The Northman est aussi un concentré de violence brute, de virilité nordique et de mythologie païenne, le tout enrobant une histoire de violence en soit typique du cinéma d’action (à l’origine du Hamlet de William Shakespeare). Mais quelque part, dans cette débauche de masculinité, Robert Eggers perd finalement beaucoup de nuances. The Lighthouse traitait aussi certains de ces thèmes, mais avec plus de critique et d’analyse. Dans ce métrage aux airs d’album de Manowar, où on loue l’héroïsme et la force brute, la critique de la masculinité se retrouve réduite à peau de chagrin. Et dans une époque où l’imaginaire viking et la mythologie scandinave est aussi régulièrement instrumentalisée par l’extrême droite européenne et américaine, une lettre d’amour peu nuancée et sans grand recul au berserker viril et à son monde peut sembler complètement irresponsable.

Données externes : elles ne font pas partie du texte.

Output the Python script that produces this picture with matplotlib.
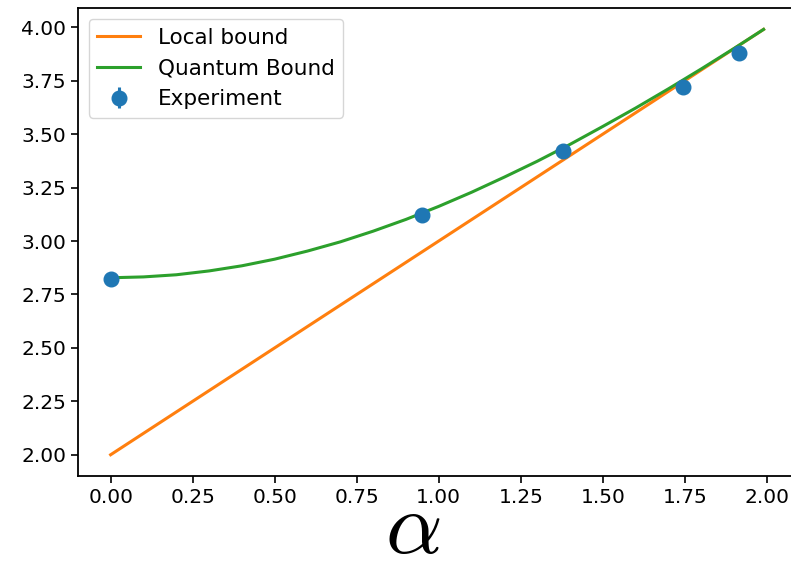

Mais on ne peut tout de même qu’admirer la réalisation et tout ce qui va avec, qui fait de The Northman un blockbuster à part. Les costumes sont sublimes, les décors magnifiques et la réalisation aussi grandiloquente que l’écriture. Eggers fait tout pour rendre les paysages du nord, les rites incongrus et les tableaux lugubres aussi spectaculaires que possibles. Les scènes d’action dans des plans-séquences qui ne détournent jamais le regard face à un massacre sont absolument saisissantes. Tous les acteurs et actrices servent aussi la radicalité du film, incarnant ces personnages prisonniers de leur rôle dans cette tragédie tissée par le destin. Et c’est peut-être aussi le gros point faible de The Northman : sa démesure. Tout est si intense, tout est si dramatique que finalement rien ne l’est vraiment. Il n’y a pas de moment simple de tendresse, de calme, de vérité. Tout sonne aussi faux que dans un conte, ce qui donne au film sa puissance, mais éloigne aussi le spectateur. De plus, l’histoire énoncée tout du long du film sous la forme de prophétie se sabote elle-même et devient prévisible. Passé l’émerveillement inévitable pour le magnétisme du film, ses excès créent une certaine lassitude, en plus de masquer beaucoup de son sens.

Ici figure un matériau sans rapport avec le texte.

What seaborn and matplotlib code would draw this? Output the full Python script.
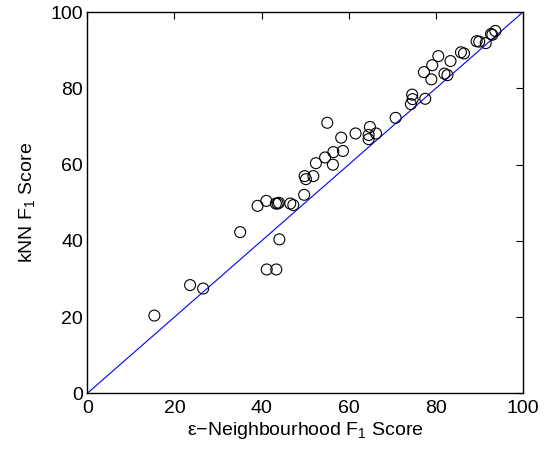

Pour autant, il faut se réjouir face à The Northman ! Car le film reste une pierre vers un possible renouveau des blockbuster d’action. Régulièrement, des auteurs réussissent à monter des projets de grande ampleur en faisant fi des tendances, ou en composant autant avec leur identité propre qu’avec les attentes du studio. Coup sur coup, Denis Villeneuve avec Dune, Matt Reeves avec The Batman et donc Roger Eggers avec The Northman auront réussi ce tour de force. Le film manque de recul et n’a pas l’élégance terne de The Witch ou la complexité psychologique et métaphorique de The Lighthouse. Mais il a sa démesure, son langage singulier et son ton bien à lui. Il a des séquences à couper le souffle, des images d’une force herculéenne. C’est déjà bien plus que beaucoup de films d’actions contemporains. Et par moments, c’est beau.